* [COLLECTED MATERIAL]:
▬▬▬
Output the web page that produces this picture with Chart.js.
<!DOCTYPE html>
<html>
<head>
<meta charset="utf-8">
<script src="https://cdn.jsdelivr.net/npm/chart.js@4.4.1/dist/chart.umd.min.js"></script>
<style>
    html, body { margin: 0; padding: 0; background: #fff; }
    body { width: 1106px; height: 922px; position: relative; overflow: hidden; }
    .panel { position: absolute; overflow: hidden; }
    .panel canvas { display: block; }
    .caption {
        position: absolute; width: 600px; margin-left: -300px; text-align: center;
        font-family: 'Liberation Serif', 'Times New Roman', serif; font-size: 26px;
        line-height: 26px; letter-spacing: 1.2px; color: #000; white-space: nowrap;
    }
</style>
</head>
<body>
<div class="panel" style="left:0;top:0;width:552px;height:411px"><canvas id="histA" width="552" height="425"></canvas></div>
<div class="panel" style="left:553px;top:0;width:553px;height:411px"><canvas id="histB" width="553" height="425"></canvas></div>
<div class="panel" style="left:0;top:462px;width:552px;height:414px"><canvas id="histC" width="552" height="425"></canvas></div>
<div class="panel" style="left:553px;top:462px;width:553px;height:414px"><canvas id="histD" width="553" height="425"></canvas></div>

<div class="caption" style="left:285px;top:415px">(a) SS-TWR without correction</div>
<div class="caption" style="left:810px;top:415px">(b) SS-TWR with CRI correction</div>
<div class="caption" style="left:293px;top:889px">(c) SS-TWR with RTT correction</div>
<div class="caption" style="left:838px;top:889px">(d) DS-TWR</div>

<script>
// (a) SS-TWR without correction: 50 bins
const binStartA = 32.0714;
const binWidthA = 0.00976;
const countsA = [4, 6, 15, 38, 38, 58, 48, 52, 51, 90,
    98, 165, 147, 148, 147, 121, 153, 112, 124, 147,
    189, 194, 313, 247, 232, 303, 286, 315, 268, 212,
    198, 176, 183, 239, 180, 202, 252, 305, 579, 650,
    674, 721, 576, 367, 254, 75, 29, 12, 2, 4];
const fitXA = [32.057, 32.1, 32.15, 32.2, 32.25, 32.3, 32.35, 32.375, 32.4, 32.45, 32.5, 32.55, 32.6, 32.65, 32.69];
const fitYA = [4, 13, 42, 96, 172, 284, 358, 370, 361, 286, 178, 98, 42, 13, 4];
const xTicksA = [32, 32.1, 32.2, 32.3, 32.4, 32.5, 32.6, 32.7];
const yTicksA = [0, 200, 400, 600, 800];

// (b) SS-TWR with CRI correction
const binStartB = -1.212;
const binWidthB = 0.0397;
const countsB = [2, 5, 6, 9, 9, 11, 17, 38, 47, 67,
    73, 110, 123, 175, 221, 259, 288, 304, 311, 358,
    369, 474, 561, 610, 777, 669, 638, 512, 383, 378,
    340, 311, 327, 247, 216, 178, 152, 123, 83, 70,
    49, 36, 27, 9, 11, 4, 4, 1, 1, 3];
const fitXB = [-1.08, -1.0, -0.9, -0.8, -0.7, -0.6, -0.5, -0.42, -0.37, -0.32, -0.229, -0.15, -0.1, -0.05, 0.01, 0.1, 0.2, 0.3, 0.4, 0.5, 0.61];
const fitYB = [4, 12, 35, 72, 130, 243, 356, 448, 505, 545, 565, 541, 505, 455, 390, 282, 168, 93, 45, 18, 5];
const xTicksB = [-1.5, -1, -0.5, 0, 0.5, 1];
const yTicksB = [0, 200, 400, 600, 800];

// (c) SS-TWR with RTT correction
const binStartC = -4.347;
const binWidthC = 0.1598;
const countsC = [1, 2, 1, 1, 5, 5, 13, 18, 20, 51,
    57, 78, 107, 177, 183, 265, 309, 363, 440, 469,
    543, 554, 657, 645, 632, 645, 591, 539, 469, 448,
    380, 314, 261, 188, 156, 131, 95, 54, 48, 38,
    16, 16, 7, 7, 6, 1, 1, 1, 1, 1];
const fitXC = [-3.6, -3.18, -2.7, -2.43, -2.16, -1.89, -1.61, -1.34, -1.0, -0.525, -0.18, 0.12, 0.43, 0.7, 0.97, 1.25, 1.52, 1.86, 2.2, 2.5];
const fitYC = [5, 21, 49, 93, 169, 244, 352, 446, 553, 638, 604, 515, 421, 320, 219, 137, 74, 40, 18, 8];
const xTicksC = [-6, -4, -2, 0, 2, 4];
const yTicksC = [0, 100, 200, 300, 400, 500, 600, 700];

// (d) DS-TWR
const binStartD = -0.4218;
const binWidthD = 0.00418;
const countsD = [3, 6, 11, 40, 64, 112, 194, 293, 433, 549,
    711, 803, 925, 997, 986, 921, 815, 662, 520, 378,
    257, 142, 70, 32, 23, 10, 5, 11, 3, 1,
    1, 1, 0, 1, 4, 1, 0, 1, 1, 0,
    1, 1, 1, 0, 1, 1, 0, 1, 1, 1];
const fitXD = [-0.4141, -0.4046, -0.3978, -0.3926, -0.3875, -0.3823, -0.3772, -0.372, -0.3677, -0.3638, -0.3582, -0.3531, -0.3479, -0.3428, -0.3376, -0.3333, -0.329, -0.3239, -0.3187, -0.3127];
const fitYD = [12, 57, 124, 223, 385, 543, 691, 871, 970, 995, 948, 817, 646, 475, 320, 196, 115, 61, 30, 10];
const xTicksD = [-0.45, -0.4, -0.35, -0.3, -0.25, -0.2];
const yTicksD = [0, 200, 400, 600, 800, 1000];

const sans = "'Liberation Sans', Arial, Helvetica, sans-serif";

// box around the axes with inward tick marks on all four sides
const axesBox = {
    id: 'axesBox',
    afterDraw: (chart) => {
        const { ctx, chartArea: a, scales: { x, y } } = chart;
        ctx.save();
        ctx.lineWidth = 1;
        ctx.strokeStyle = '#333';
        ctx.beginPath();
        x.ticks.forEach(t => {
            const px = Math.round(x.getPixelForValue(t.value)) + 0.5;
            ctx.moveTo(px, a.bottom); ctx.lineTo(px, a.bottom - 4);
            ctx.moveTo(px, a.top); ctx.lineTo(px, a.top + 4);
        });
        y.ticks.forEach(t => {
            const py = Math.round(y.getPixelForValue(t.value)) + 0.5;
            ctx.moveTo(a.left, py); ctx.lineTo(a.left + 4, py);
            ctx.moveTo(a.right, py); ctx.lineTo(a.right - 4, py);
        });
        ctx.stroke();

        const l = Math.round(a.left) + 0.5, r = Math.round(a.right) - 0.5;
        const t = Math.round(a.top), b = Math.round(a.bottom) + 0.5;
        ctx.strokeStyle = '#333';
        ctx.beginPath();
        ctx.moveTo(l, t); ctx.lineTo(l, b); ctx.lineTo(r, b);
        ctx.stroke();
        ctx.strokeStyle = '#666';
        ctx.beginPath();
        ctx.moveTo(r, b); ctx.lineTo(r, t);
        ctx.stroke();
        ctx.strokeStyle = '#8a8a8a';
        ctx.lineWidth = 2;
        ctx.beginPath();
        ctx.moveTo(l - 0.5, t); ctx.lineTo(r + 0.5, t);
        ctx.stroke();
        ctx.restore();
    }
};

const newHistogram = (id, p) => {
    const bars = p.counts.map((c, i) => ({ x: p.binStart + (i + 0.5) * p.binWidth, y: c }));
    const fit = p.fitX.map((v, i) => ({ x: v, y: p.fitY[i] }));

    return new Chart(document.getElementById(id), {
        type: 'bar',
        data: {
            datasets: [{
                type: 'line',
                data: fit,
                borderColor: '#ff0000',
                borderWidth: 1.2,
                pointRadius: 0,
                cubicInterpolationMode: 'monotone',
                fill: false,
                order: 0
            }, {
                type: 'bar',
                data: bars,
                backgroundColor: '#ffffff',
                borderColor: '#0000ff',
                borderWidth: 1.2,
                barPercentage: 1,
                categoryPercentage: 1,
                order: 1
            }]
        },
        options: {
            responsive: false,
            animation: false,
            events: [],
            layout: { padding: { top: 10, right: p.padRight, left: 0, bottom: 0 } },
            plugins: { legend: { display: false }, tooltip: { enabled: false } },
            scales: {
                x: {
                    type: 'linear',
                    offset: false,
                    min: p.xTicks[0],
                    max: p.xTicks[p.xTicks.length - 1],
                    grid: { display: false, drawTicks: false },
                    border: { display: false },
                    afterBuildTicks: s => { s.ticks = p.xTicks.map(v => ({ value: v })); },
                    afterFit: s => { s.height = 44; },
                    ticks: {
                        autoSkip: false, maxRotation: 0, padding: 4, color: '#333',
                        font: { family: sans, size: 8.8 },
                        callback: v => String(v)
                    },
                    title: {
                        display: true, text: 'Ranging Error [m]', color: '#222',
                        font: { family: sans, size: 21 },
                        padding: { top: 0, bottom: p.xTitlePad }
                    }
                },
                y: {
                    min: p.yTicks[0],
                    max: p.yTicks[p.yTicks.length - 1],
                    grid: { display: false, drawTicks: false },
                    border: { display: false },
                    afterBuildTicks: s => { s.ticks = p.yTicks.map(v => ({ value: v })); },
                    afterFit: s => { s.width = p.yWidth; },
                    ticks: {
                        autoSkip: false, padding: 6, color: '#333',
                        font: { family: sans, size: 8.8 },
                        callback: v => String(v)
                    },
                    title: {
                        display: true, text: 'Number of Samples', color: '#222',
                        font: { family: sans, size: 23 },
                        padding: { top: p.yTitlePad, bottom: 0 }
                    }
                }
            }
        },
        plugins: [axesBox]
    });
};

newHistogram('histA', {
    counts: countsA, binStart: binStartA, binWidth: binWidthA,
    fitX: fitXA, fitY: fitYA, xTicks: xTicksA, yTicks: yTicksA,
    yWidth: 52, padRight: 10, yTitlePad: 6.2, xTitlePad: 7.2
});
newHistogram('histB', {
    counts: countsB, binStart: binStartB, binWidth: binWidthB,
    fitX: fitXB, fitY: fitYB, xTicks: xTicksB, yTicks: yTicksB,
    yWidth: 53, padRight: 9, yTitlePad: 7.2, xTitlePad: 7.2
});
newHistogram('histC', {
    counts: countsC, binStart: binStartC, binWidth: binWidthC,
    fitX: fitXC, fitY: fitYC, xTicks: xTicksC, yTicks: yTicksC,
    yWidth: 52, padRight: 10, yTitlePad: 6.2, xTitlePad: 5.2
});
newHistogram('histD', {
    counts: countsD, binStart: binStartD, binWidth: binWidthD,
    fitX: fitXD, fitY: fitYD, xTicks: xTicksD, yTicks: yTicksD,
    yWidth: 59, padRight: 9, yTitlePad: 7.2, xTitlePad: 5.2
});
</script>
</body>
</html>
▬▬▬
* [EXERCISE DETAILS]:
Print only the lines that run from the start of the listing to the line bearing "const yTicksA = [0, 200, 400, 600, 800];"; please keep the first line and that last one, exactly as they appear.

* [COMPLETE ANSWER]:
Output the web page that produces this picture with Chart.js.
<!DOCTYPE html>
<html>
<head>
<meta charset="utf-8">
<script src="https://cdn.jsdelivr.net/npm/chart.js@4.4.1/dist/chart.umd.min.js"></script>
<style>
    html, body { margin: 0; padding: 0; background: #fff; }
    body { width: 1106px; height: 922px; position: relative; overflow: hidden; }
    .panel { position: absolute; overflow: hidden; }
    .panel canvas { display: block; }
    .caption {
        position: absolute; width: 600px; margin-left: -300px; text-align: center;
        font-family: 'Liberation Serif', 'Times New Roman', serif; font-size: 26px;
        line-height: 26px; letter-spacing: 1.2px; color: #000; white-space: nowrap;
    }
</style>
</head>
<body>
<div class="panel" style="left:0;top:0;width:552px;height:411px"><canvas id="histA" width="552" height="425"></canvas></div>
<div class="panel" style="left:553px;top:0;width:553px;height:411px"><canvas id="histB" width="553" height="425"></canvas></div>
<div class="panel" style="left:0;top:462px;width:552px;height:414px"><canvas id="histC" width="552" height="425"></canvas></div>
<div class="panel" style="left:553px;top:462px;width:553px;height:414px"><canvas id="histD" width="553" height="425"></canvas></div>

<div class="caption" style="left:285px;top:415px">(a) SS-TWR without correction</div>
<div class="caption" style="left:810px;top:415px">(b) SS-TWR with CRI correction</div>
<div class="caption" style="left:293px;top:889px">(c) SS-TWR with RTT correction</div>
<div class="caption" style="left:838px;top:889px">(d) DS-TWR</div>

<script>
// (a) SS-TWR without correction: 50 bins
const binStartA = 32.0714;
const binWidthA = 0.00976;
const countsA = [4, 6, 15, 38, 38, 58, 48, 52, 51, 90,
    98, 165, 147, 148, 147, 121, 153, 112, 124, 147,
    189, 194, 313, 247, 232, 303, 286, 315, 268, 212,
    198, 176, 183, 239, 180, 202, 252, 305, 579, 650,
    674, 721, 576, 367, 254, 75, 29, 12, 2, 4];
const fitXA = [32.057, 32.1, 32.15, 32.2, 32.25, 32.3, 32.35, 32.375, 32.4, 32.45, 32.5, 32.55, 32.6, 32.65, 32.69];
const fitYA = [4, 13, 42, 96, 172, 284, 358, 370, 361, 286, 178, 98, 42, 13, 4];
const xTicksA = [32, 32.1, 32.2, 32.3, 32.4, 32.5, 32.6, 32.7];
const yTicksA = [0, 200, 400, 600, 800];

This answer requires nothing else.